Kommentar

Vom Bildschirm in die Realität?

Ein schneeweißer Sportwagen hält an der Ampel vor dem Deutsch-Amerikanischen Institut. Auf so ein Auto hat er gewartet. Die Maschinenpistole im Hosenbund sprintet er zur vorderen Tür, zieht den Fahrer heraus.

04.12.2015

Von Lorenzo Zimmer

Mit qualmenden Reifen setzt sich der Luxusschlitten in Bewegung – aus dem Fenster ballert der Gangster auf überholte Radler. Drive-by-Shooting mitten in Tübingen.

Die Vorstellung: sehr beängstigend. Und ziemlich unwirklich. Doch in Kinder- und Jugendzimmern sind solche Szenarien zunehmend Realität. Naja, nicht Realität. Sie laufen virtuell ab – aber mit der Weiterentwicklung von Grafikchips, Soundkarten und Prozessoren wirken solche Geschehnisse aus „Grand Theft Auto“ und „Counter-Strike“ verblüffend echt. Ein erwachsener Mensch differenziert zwischen Spiel und echtem Leben, aber tun das auch Jugendliche? Verändern sich ihre Gehirne durch das Eintauchen in digitale Welten? Werden Aggressionspotenzial gesteigert und Konzentrationsvermögen gesenkt?

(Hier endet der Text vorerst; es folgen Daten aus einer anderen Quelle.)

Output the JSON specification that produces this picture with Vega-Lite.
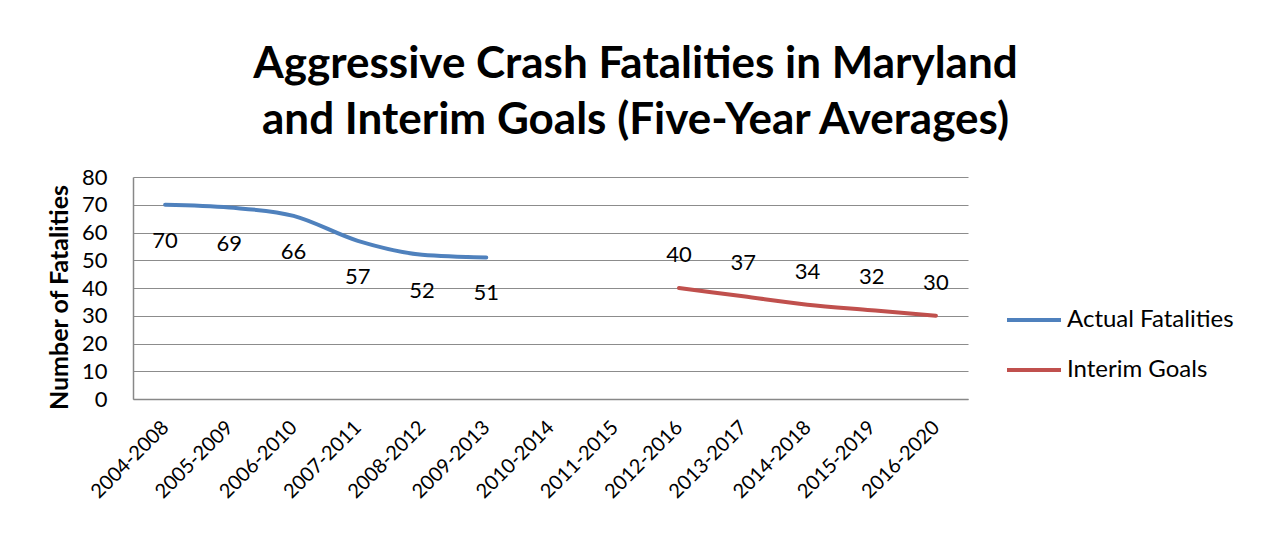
{
  "$schema": "https://vega.github.io/schema/vega-lite/v6.json",
  "width": 835,
  "height": 222,
  "autosize": {"type": "none"},
  "padding": {"left": 133, "top": 177, "right": 295, "bottom": 136},
  "background": "white",
  "config": {
    "font": "Lato",
    "view": {"stroke": null},
    "axis": {"labelFont": "Lato", "titleFont": "Lato", "labelColor": "black", "titleColor": "black"}
  },
  "title": {
    "text": ["Aggressive Crash Fatalities in Maryland", "and Interim Goals (Five-Year Averages)"],
    "font": "Lato",
    "fontSize": 44,
    "fontWeight": "bold",
    "color": "black",
    "lineHeight": 56,
    "anchor": "middle",
    "dx": 85,
    "offset": 23
  },
  "data": {
    "values": [
      {"period": "2004-2008", "series": "Actual Fatalities", "value": 70},
      {"period": "2005-2009", "series": "Actual Fatalities", "value": 69},
      {"period": "2006-2010", "series": "Actual Fatalities", "value": 66},
      {"period": "2007-2011", "series": "Actual Fatalities", "value": 57},
      {"period": "2008-2012", "series": "Actual Fatalities", "value": 52},
      {"period": "2009-2013", "series": "Actual Fatalities", "value": 51},
      {"period": "2012-2016", "series": "Interim Goals", "value": 40},
      {"period": "2013-2017", "series": "Interim Goals", "value": 37},
      {"period": "2014-2018", "series": "Interim Goals", "value": 34},
      {"period": "2015-2019", "series": "Interim Goals", "value": 32},
      {"period": "2016-2020", "series": "Interim Goals", "value": 30}
    ]
  },
  "encoding": {
    "x": {
      "field": "period",
      "type": "nominal",
      "sort": null,
      "scale": {
        "domain": ["2004-2008", "2005-2009", "2006-2010", "2007-2011", "2008-2012", "2009-2013", "2010-2014", "2011-2015", "2012-2016", "2013-2017", "2014-2018", "2015-2019", "2016-2020"],
        "padding": 0.5
      },
      "axis": {
        "title": null,
        "labelAngle": -45,
        "labelAlign": "right",
        "labelBaseline": "middle",
        "labelFontSize": 20,
        "labelPadding": 25,
        "ticks": false,
        "domainColor": "#888888",
        "domainWidth": 1.5,
        "grid": false
      }
    },
    "y": {
      "field": "value",
      "type": "quantitative",
      "scale": {"domain": [0, 80], "nice": false},
      "axis": {
        "title": "Number of Fatalities",
        "titleFontSize": 25,
        "titleFontWeight": "bold",
        "titlePadding": 9,
        "titleY": 120,
        "values": [0, 10, 20, 30, 40, 50, 60, 70, 80],
        "labelFontSize": 22,
        "labelPadding": 26,
        "ticks": false,
        "domainColor": "#888888",
        "domainWidth": 1.5,
        "gridColor": "#8c8c8c",
        "gridWidth": 1.2
      }
    }
  },
  "layer": [
    {
      "mark": {"type": "line", "strokeWidth": 4, "strokeCap": "round", "interpolate": "monotone"},
      "encoding": {
        "color": {
          "field": "series",
          "type": "nominal",
          "scale": {"domain": ["Actual Fatalities", "Interim Goals"], "range": ["#4F81BD", "#C0504D"]},
          "legend": {
            "title": null,
            "orient": "none",
            "legendX": 872,
            "legendY": 114,
            "symbolType": "stroke",
            "symbolSize": 2916,
            "symbolStrokeWidth": 4,
            "labelFontSize": 24,
            "labelLimit": 400,
            "labelColor": "black",
            "labelOffset": 4,
            "rowPadding": 9
          }
        }
      }
    },
    {
      "transform": [{"filter": "datum.series == 'Actual Fatalities'"}],
      "mark": {"type": "text", "fontSize": 22, "dy": 36, "color": "black"},
      "encoding": {"text": {"field": "value", "type": "quantitative"}}
    },
    {
      "transform": [{"filter": "datum.series == 'Interim Goals'"}],
      "mark": {"type": "text", "fontSize": 22, "dy": -33, "color": "black"},
      "encoding": {"text": {"field": "value", "type": "quantitative"}}
    }
  ]
}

Thesen, die der Ulmer Psychiater Manfred Spitzer vertritt. Sein neuestes Buch „Cyberkrank“ scheut sich nicht vor Pauschalurteilen: „Wissenschaftliche Studien belegen, dass bei intensiver Nutzung von Computerspielen und Online-Chats unser Gehirn abbaut. Kinder und Jugendliche sind oft kaum noch lernfähig. Die Symptome: Aufmerksamkeitsstörungen und Realitätsverlust, Stress, Depressionen und zunehmende Gewaltbereitschaft.“ Klingt furchtbar.

Und weil die heranwachsende Generation mit den Geräten selbstverständlicher umgeht als ihre Eltern, die aus einer Zeit ohne Tablets, Facebook und Handygames kommen, trifft Spitzer einen wunden Nerv: „Muss ich das meinem Kind verbieten? Wie soll ich dieser Sache Herr werden?“ Aus Unkenntnis wird Angst. Aber rigorose Verbote bewirken oft das Gegenteil.

Getreu dem Motto „Glaube keiner Studie, die du nicht selbst gefälscht hast“ finden sich im Internet zu diesem Thema viele Widersprüche. Gibt man „Computerspiele“, „aggressiv“ und „Studie“ bei Google ein, erscheint der ganzen Reigen. Sie machen aggressiv, sie machen es nicht, man weiß es nicht. Wie so oft scheint zu gelten: Die Wahrheit muss irgendwo in der Mitte liegen.

Ja, Computerspiele können süchtig machen wie vieles andere auch. Ich kann nur autobiographisch argumentieren: Einen Teil meiner jugendlichen Allgemeinbildung gewann ich beim Computerspielen. Spiele, in denen ich als Montezuma aztekische Tempelstädte erbaute, als Ordensnovize über die Dächer von Damaskus kletterte oder als General Stalin die deutschen Truppen bei Schnee und Eis abwehrte.

Und im echten Leben schnitt ich als passionierter Gamer bei Übungen zur Hand-Auge-Koordination immer besser ab als meine Altersgenossen. Das Bedürfnis, an der Neckarbrücke in einen fremden Sportwagen einzusteigen, hatte ich trotz vieler Stunden „Grand Theft Auto“ nie.